Werden alle Daten gleich behandelt oder sollen Internet-Nutzer etwas mehr erfahren? Auch in der Schweiz wird gestritten.

Das Wichtigste in Kürze

  • Die Netzneutralität ist in der Schweiz nicht im Gesetz verankert, doch der Bundesrat plant eine Transparenzregel im neuen Fernmeldegesetz.
  • Schweizer Telekomanbieter wehren sich und sehen mit ihrem Verhaltenskodex die Gleichbehandlung gesichert.
  • Befürworter einer Regulierung wiederum sehen ohne gesetzlichen Rahmen die Netzneutralität in Gefahr.
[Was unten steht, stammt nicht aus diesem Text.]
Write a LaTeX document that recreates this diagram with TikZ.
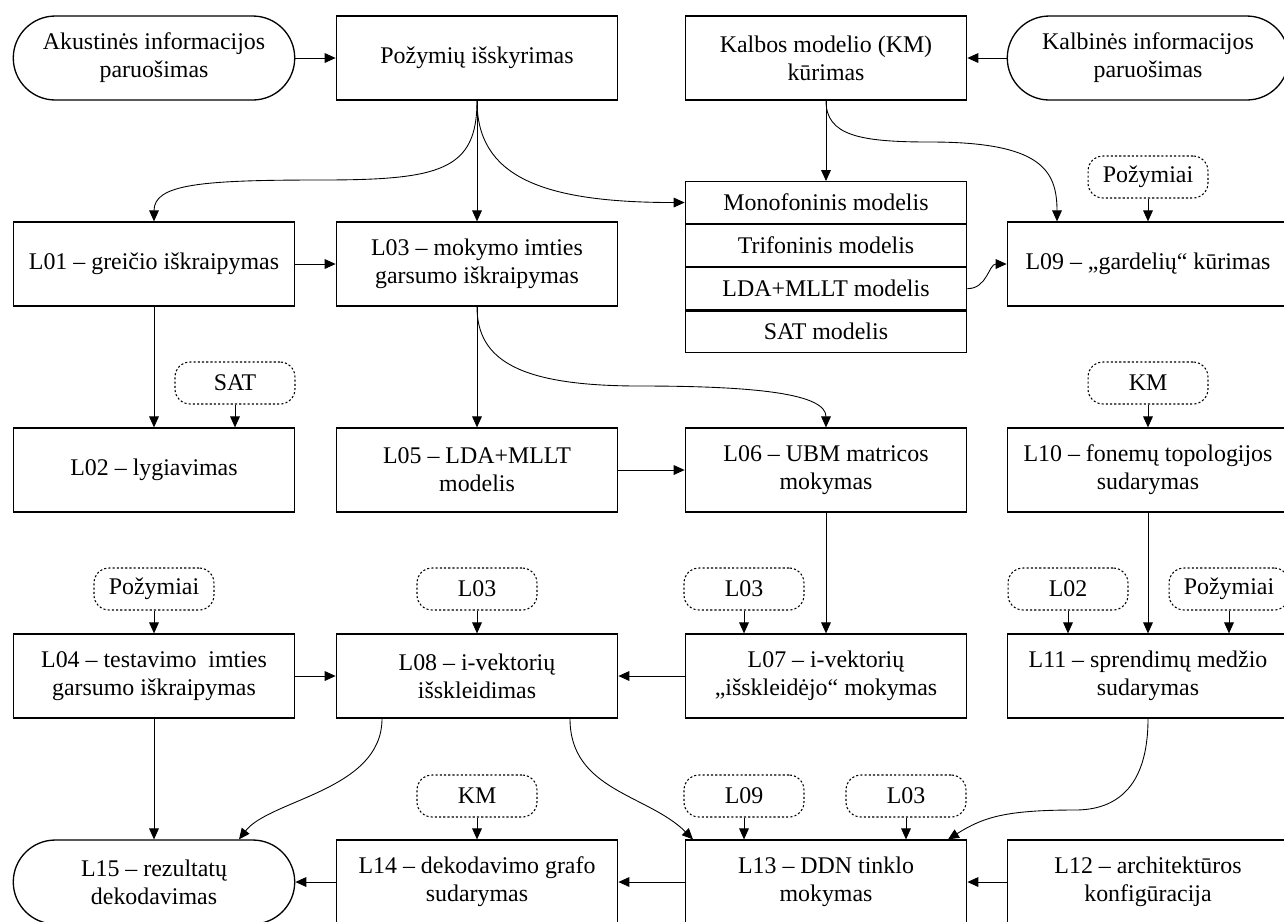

Zur Netzneutralität gibt es in der Schweiz derzeit keine gesetzliche Regelung. Derzeit würden Fernmeldedienst-Anbieter wie Swisscom oder Cablecom in der Schweiz aber ohnehin schon alle gleich behandeln, bekräftigte Bundespräsidentin Doris Leuthard erst vor wenigen Wochen vor den Bundeshausmedien: «Im Moment haben wir keine Anzeichen, dass in der Schweiz die Netzneutralität verletzt wird. Deshalb haben wir uns auch entschieden, dass wir jetzt keine gesetzliche Regelung brauchen.»

Transparenzregel als Minimum?

Was ist Netzneutralität?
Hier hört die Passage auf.